- Stated task: Copy nothing but the stretch that opens with the line containing "Reproduce this chart with matplotlib." and closes with the line containing "y_ticks = [0, 5, 10, 15, 20]". Keep pictures out.

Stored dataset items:
---------------

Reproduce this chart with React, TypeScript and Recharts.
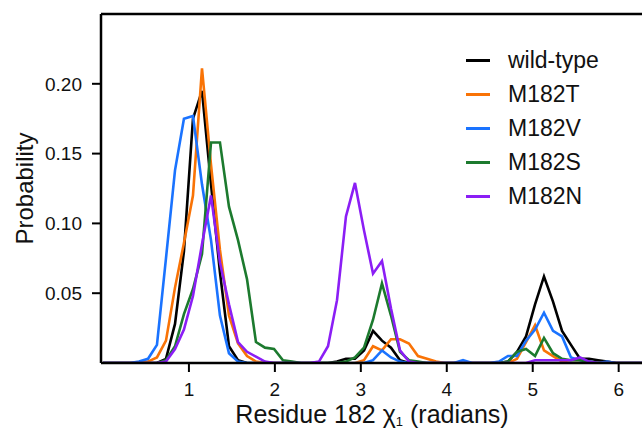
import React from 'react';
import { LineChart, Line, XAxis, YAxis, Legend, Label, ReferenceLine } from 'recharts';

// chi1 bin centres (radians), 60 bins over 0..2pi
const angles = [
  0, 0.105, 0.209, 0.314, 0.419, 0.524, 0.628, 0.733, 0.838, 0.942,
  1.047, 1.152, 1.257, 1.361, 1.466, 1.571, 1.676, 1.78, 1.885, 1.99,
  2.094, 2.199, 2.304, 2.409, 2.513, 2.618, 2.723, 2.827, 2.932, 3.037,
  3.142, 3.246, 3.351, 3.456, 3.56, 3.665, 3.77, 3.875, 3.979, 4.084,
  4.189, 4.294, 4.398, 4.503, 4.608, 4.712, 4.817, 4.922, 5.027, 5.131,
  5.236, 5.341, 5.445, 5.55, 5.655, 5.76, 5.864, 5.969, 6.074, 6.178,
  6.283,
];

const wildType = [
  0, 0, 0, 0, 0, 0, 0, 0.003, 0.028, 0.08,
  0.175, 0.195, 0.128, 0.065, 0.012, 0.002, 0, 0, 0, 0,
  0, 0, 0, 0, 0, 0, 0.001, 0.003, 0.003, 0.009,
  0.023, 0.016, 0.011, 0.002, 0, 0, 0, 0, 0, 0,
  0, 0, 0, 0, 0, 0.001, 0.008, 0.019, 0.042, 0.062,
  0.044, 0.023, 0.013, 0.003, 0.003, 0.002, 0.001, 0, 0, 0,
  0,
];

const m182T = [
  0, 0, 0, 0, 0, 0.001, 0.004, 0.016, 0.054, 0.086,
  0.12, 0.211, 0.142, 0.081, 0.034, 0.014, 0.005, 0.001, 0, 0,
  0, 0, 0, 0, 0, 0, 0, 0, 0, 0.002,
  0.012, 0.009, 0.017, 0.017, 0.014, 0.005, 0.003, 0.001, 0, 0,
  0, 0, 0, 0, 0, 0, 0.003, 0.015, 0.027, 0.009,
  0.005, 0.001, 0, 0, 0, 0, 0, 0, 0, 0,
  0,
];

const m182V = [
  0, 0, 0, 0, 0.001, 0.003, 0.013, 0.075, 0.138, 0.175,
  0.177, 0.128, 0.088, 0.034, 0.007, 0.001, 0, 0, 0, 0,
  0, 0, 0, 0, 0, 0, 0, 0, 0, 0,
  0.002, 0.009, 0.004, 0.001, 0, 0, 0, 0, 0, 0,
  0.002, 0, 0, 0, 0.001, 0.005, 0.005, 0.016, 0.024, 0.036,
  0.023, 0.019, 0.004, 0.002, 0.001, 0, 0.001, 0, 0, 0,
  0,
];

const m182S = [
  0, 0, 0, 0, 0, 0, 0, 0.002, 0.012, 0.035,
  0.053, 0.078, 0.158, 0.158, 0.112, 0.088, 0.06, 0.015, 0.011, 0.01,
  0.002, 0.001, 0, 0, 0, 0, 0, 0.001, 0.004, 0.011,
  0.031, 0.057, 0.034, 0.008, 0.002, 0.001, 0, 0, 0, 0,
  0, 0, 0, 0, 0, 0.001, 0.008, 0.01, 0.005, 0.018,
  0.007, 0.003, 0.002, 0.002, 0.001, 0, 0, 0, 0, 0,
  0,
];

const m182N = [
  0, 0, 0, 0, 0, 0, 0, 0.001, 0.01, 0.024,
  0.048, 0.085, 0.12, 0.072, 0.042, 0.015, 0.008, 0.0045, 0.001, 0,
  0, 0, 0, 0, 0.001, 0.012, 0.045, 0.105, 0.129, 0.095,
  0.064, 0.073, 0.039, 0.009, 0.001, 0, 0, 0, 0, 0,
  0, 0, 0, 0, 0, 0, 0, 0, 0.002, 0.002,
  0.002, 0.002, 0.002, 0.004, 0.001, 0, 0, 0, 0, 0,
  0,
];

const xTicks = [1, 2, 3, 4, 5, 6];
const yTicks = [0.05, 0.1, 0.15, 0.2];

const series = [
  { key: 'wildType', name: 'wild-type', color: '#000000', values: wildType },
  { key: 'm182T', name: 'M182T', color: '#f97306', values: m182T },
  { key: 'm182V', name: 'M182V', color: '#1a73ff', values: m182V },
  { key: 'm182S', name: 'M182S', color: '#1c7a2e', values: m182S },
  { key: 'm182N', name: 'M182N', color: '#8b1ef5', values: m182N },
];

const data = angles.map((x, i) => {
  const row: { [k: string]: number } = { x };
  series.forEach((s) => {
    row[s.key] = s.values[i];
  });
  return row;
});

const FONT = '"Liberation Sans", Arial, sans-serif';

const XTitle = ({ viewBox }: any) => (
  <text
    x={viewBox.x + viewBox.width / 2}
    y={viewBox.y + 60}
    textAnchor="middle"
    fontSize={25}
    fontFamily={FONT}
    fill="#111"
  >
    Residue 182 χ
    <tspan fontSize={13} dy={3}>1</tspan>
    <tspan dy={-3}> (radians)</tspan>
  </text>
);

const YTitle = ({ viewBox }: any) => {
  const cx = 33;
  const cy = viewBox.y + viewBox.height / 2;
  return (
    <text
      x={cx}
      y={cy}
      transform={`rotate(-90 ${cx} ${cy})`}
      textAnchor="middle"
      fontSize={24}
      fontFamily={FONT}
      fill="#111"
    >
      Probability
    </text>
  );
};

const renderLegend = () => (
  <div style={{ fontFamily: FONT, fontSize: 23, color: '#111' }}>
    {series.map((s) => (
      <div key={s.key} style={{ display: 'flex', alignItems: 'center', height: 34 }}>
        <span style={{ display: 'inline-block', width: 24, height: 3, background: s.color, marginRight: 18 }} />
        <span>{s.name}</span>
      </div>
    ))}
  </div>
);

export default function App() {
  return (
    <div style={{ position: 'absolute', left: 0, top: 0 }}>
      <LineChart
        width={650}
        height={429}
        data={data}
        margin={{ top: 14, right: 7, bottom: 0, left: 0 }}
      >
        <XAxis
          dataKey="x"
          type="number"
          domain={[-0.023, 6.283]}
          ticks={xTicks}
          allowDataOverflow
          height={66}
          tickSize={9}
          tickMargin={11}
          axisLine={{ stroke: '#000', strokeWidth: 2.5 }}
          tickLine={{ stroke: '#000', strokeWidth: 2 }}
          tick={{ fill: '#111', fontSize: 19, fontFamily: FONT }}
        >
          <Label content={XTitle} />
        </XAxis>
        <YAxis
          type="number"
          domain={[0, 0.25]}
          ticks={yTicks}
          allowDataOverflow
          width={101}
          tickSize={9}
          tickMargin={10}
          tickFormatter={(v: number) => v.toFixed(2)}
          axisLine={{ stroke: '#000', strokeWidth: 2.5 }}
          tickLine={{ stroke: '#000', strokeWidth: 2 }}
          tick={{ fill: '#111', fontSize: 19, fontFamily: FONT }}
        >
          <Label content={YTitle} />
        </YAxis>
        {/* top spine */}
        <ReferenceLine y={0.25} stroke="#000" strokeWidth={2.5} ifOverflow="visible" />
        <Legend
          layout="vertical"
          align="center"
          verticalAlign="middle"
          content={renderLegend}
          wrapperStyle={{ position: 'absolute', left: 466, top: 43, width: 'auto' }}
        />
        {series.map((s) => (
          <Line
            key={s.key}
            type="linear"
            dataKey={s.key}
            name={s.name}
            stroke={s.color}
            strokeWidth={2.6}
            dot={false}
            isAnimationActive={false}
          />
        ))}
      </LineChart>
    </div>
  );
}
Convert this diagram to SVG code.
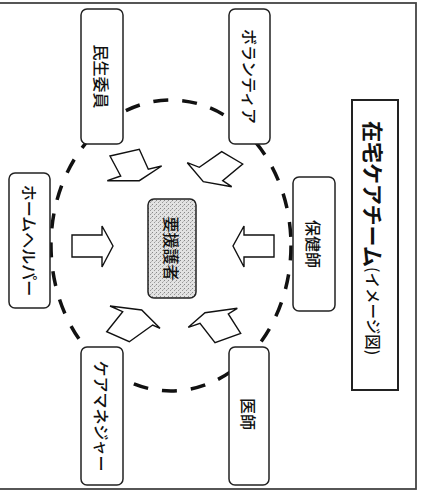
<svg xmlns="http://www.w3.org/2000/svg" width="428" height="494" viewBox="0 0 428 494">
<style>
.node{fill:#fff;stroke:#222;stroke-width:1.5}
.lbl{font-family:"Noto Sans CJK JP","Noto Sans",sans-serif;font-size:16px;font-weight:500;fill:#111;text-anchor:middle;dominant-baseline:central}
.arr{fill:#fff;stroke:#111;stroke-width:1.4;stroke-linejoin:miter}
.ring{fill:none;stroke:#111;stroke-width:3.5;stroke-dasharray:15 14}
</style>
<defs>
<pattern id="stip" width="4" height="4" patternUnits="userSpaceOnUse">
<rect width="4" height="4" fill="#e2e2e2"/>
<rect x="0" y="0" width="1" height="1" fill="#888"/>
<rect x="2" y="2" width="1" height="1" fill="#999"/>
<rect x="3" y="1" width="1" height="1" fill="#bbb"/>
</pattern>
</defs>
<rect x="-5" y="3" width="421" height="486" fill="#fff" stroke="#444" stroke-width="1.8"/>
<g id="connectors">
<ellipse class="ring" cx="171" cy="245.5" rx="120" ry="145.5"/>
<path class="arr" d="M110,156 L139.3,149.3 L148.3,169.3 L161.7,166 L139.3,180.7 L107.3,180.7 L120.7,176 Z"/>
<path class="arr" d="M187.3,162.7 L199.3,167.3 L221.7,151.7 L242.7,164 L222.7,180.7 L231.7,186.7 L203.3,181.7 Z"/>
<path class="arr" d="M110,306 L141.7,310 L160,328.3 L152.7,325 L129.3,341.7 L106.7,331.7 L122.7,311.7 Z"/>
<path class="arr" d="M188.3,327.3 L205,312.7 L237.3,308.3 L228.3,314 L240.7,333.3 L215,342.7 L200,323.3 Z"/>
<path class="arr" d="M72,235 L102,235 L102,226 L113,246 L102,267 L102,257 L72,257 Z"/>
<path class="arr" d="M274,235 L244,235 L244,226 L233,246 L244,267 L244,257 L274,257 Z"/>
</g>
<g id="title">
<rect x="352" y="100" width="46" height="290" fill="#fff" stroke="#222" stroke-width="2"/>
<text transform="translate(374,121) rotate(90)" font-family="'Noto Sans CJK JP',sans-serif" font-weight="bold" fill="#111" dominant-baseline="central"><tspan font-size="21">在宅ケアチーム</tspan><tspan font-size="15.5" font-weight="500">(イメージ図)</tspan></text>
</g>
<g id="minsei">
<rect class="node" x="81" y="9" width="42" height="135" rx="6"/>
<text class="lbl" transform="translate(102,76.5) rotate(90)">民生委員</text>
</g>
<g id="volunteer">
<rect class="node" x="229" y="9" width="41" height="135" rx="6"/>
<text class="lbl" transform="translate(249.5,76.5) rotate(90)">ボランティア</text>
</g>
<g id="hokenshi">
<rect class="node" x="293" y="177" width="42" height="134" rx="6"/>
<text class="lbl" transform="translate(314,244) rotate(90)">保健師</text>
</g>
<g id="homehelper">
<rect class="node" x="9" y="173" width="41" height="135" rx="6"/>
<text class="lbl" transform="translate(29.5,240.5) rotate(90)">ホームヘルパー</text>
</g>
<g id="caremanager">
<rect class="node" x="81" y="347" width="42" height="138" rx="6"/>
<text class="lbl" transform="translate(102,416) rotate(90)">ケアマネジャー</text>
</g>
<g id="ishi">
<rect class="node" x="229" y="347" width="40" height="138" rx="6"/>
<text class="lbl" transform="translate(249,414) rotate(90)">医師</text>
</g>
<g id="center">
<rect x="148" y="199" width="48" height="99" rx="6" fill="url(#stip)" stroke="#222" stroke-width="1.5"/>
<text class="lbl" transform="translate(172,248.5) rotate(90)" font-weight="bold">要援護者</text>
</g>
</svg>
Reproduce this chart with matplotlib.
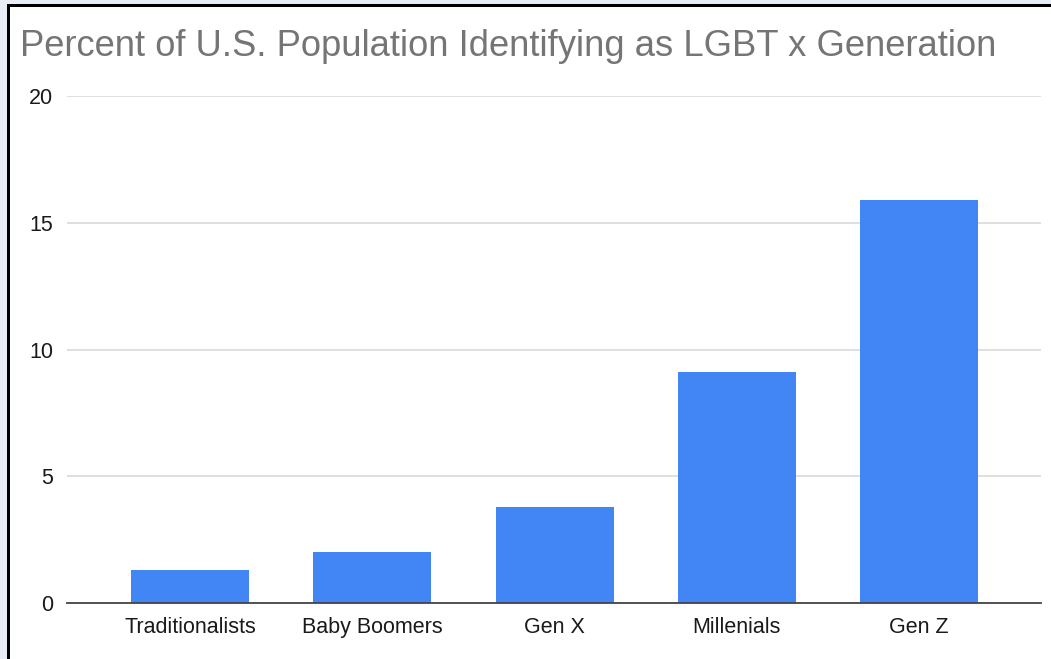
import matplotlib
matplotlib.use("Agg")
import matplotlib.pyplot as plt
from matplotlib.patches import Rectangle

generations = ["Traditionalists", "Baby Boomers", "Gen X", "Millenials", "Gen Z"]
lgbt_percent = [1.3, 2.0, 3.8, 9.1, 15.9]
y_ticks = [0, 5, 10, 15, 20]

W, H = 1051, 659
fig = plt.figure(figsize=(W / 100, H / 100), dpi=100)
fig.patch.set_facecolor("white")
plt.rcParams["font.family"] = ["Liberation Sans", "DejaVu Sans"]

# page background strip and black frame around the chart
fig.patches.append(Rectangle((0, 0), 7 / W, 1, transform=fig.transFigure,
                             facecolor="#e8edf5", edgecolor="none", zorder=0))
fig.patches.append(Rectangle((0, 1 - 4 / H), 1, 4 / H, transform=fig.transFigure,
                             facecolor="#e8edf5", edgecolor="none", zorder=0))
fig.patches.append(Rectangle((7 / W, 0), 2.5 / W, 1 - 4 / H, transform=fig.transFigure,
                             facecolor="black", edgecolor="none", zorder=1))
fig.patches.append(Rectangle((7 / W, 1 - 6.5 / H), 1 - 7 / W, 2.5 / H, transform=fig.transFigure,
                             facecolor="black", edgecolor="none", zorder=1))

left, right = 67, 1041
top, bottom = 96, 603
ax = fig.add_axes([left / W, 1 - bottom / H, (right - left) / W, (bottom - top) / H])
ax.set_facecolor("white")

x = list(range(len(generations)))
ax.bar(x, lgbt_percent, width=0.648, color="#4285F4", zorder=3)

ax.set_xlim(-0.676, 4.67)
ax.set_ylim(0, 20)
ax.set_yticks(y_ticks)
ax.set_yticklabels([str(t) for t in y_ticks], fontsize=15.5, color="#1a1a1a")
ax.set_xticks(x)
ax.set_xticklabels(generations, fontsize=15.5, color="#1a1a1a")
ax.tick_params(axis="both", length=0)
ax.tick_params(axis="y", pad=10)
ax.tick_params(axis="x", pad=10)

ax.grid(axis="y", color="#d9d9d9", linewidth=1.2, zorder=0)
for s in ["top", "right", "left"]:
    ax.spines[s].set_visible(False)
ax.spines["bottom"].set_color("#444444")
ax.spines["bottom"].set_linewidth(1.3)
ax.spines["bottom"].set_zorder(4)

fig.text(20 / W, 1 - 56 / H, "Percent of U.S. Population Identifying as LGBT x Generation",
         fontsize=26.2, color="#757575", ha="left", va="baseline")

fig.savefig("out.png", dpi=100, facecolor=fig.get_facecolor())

---------------

- Full solution:
Reproduce this chart with matplotlib.
import matplotlib
matplotlib.use("Agg")
import matplotlib.pyplot as plt
from matplotlib.patches import Rectangle

generations = ["Traditionalists", "Baby Boomers", "Gen X", "Millenials", "Gen Z"]
lgbt_percent = [1.3, 2.0, 3.8, 9.1, 15.9]
y_ticks = [0, 5, 10, 15, 20]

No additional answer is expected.